Ever get a premonition that somebody’s going to die?
I honestly felt that way last month at press tour listening to Adam Goldstein, a.k.a. DJ AM, the top club spinner who was found dead last Friday morning at his New York City apartment, the apparent victim of a drug overdose.
Goldstein nearly died a year ago. Last September 18, he and his buddy Travis Barker from Blink 182 were the only two survivors out of six passengers when a Lear jet crashed on takeoff in South Carolina. Goldstein told TV critics gathered in Pasadena for the annual press tour in late July that he suffered second- and third-degree burns on his arms trying to put out the flames on Barker, who had jumped out of the plane first.
“There’s no reason why I should have lived or I lived and they didn’t,” he said of the other passengers. “It’s something I struggle with every day, you know, kind of wondering.” Goldstein saw himself as someone who had been given another chance, “so I have to do something better with my life this time.”
Goldstein seemed focused and intense at press tour. He’d hoped the show he was there to promote, MTV’s Gone Too Soon, would be his chance to help others. The series is about addiction and despair and Goldstein was well acquainted with both.
“I have an allergic reaction to drugs and alcohol. I break out in handcuffs,” he joked. But it was no joke. Goldstein was an addict and was a hit away from abusing drugs again, as he confessed to critics.

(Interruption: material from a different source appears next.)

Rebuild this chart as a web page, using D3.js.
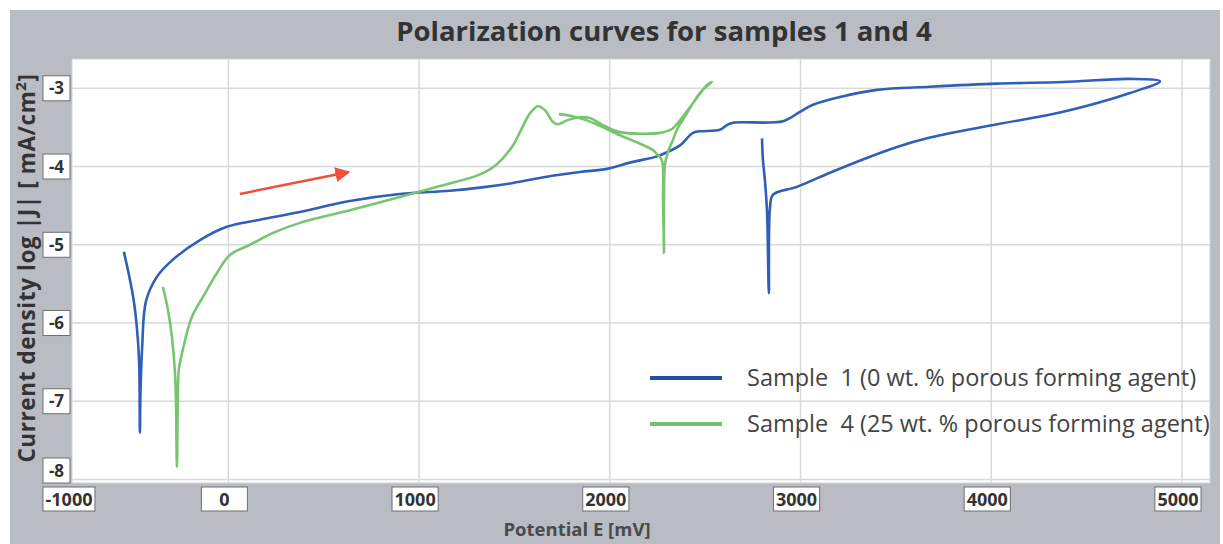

I had smoked pot every day growing up, and then I did coke, and then I turned to crack for a long time, and then that’s all I did. But I focused on DJ’ing, and the more I focused on that, the better I got, the further my career went. And since the beginning of my career, I’ve been in the exact opposite of sobriety. I DJ every night in a bar where people are drunk, people are trying to give me drugs or hand me a joint or something. And, ironically, I’m the one sober guy.

That didn’t sound promising. Goldstein was asked if there was one moment that made him stop getting high:

It was a moment I will never forget. I mean, from when I was 300-something pounds, I think I was the only fat crackhead that existed because I’d be up all night long doing drugs, and the next day I was so scared that you would see me and see what I’ve been doing, so I would just gorge on food. You know, I’m a gluttonous person. I like everything in large amounts. So I ballooned up. For a long time I just didn’t look at myself in the mirror.

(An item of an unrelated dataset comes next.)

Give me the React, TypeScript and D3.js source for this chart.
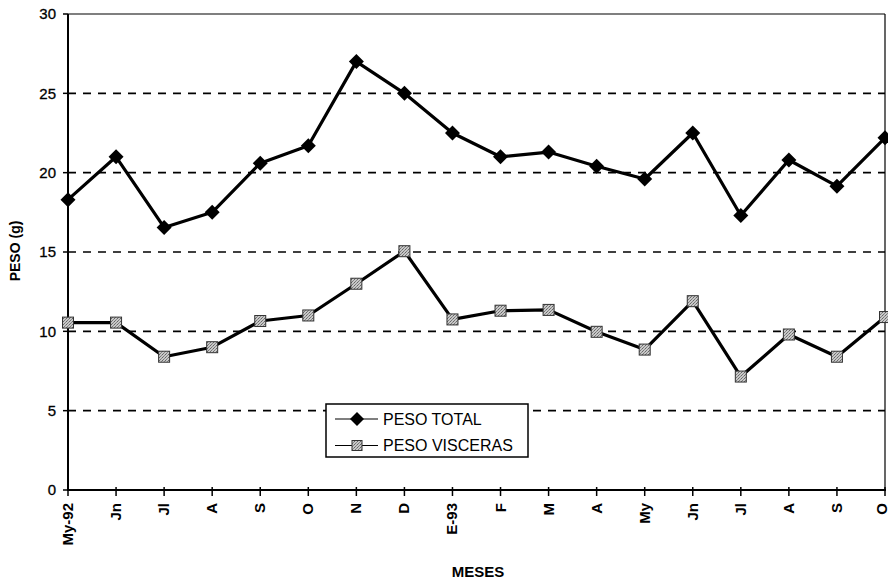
import React, { useEffect } from "react";
import * as d3 from "d3";

const months = ["My-92", "Jn", "Jl", "A", "S", "O", "N", "D", "E-93", "F", "M", "A", "My", "Jn", "Jl", "A", "S", "O"];
const pesoTotal = [18.3, 21.0, 16.55, 17.5, 20.6, 21.7, 27.0, 25.0, 22.5, 21.0, 21.3, 20.4, 19.6, 22.5, 17.3, 20.8, 19.15, 22.2];
const pesoVisceras = [10.55, 10.55, 8.4, 9.0, 10.65, 11.0, 13.0, 15.05, 10.75, 11.3, 11.35, 9.97, 8.85, 11.9, 7.15, 9.8, 8.4, 10.9];
const yTicks = [0, 5, 10, 15, 20, 25, 30];
const gridValues = [5, 10, 15, 20, 25];
const seriesNames = ["PESO TOTAL", "PESO VISCERAS"];

const W = 888;
const H = 585;
const left = 68;
const right = 885;
const top = 14;
const bottom = 490;
const FONT = "'Liberation Sans', Arial, sans-serif";

export default function App() {
  useEffect(() => {
    document.body.style.margin = "0";
  }, []);

  const idx = months.map((_, i) => i);
  const x = d3.scalePoint<number>().domain(idx).range([left, right]);
  const y = d3.scaleLinear().domain([0, 30]).range([bottom, top]);

  const line = d3
    .line<number>()
    .x((_, i) => x(i) as number)
    .y((d) => y(d));

  const diamond = (cx: number, cy: number, r: number) =>
    `M${cx},${cy - r}L${cx + r},${cy}L${cx},${cy + r}L${cx - r},${cy}Z`;

  const sq = 5.5;

  return (
    <svg width={W} height={H} style={{ position: "absolute", left: 0, top: 0, background: "#fff" }} fontFamily={FONT}>
      <defs>
        <pattern id="stip" width="3" height="3" patternUnits="userSpaceOnUse">
          <rect width="3" height="3" fill="#c8c8c8" />
          <rect x="0" y="0" width="1" height="1" fill="#666" />
          <rect x="2" y="1" width="1" height="1" fill="#888" />
          <rect x="1" y="2" width="1" height="1" fill="#777" />
        </pattern>
      </defs>
      <rect width={W} height={H} fill="#fff" />

      {gridValues.map((v) => (
        <line key={"g" + v} x1={left} x2={right} y1={y(v)} y2={y(v)} stroke="#000" strokeWidth={1.6} strokeDasharray="8,7" />
      ))}

      <line x1={left} x2={right} y1={top} y2={top} stroke="#000" strokeWidth={1.2} />
      <line x1={right} x2={right} y1={top} y2={bottom} stroke="#000" strokeWidth={1.2} />
      <line x1={left} x2={left} y1={top} y2={bottom + 1} stroke="#000" strokeWidth={2} />
      <line x1={left - 1} x2={right + 1} y1={bottom} y2={bottom} stroke="#000" strokeWidth={2} />

      {yTicks.map((v) => (
        <g key={"yt" + v}>
          <line x1={left - 5} x2={left} y1={y(v)} y2={y(v)} stroke="#000" strokeWidth={1.5} />
          <text x={left - 12} y={y(v)} dy="0.36em" textAnchor="end" fontSize={15} fill="#000" stroke="#000" strokeWidth={0.3}>
            {v}
          </text>
        </g>
      ))}

      {idx.map((i) => (
        <g key={"xt" + i}>
          <line x1={x(i)} x2={x(i)} y1={bottom - 3} y2={bottom + 6} stroke="#000" strokeWidth={1.5} />
          <text
            transform={`translate(${Math.min((x(i) as number) + 5, 887)},${bottom + 13}) rotate(-90)`}
            textAnchor="end"
            fontSize={15}
            fontWeight="bold"
            fill="#000"
          >
            {months[i]}
          </text>
        </g>
      ))}

      <path d={line(pesoTotal) || ""} fill="none" stroke="#000" strokeWidth={3.2} strokeLinejoin="round" />
      <path d={line(pesoVisceras) || ""} fill="none" stroke="#000" strokeWidth={3.2} strokeLinejoin="round" />

      {pesoTotal.map((v, i) => (
        <path key={"d" + i} d={diamond(x(i) as number, y(v), 7.5)} fill="#000" />
      ))}
      {pesoVisceras.map((v, i) => (
        <rect
          key={"s" + i}
          x={(x(i) as number) - sq}
          y={y(v) - sq}
          width={sq * 2}
          height={sq * 2}
          fill="url(#stip)"
          stroke="#333"
          strokeWidth={1}
        />
      ))}

      <g>
        <rect x={326} y={404} width={202} height={53} fill="#fff" stroke="#000" strokeWidth={1.5} />
        <line x1={335} x2={378} y1={419} y2={419} stroke="#000" strokeWidth={1.2} />
        <path d={diamond(357, 419, 7)} fill="#000" />
        <text x={383} y={419} dy="0.36em" fontSize={16} fill="#000">
          {seriesNames[0]}
        </text>
        <line x1={335} x2={378} y1={445.5} y2={445.5} stroke="#000" strokeWidth={1.2} />
        <rect x={357 - 5} y={445.5 - 5} width={10} height={10} fill="url(#stip)" stroke="#333" strokeWidth={1} />
        <text x={383} y={445.5} dy="0.36em" fontSize={16} fill="#000">
          {seriesNames[1]}
        </text>
      </g>

      <text x={478} y={577} textAnchor="middle" fontSize={15} fontWeight="bold" fill="#000">
        MESES
      </text>
      <text transform={`translate(20,251) rotate(-90)`} textAnchor="middle" fontSize={14} fontWeight="bold" fill="#000">
        PESO (g)
      </text>
    </svg>
  );
}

It got so bad Goldstein tried to kill himself:

I grabbed the gun off the top of my dresser, and I put it in my mouth, and I pulled the trigger. And it jammed. And I remember sitting there thinking, “I can’t even kill myself.” I repeated fifth grade. Everything in my life, I’d just been a failure, like one thing after another.

One friend stopped to check up on him and dragged him to rehab. “That was 11 years ago,” said Goldstein. Sadly, nobody was there to save him last week.
Goldstein’s TCA session, early in the tour, was one of those where you leaned forward, caught up in the confessional, life and death nature of what he was saying. It stood in sharp contrast, for example, with more typical sessions promoting shows like The Vampire Diaries or Melrose Place. Most rehab stints don’t take, most addicts repeat, critics suggested. Goldstein seemed sincere about his second (third?) chance and especially about helping others, but there seemed something tragic about the guy, that he had just been overwhelmed by demons and depression.
The eight-part series Gone Too Far, featuring Goldstein’s interventions with young drug addicts, was scheduled to begin Oct. 5 on MTV. As of today, no decision has been made as to when or if the series will ever air.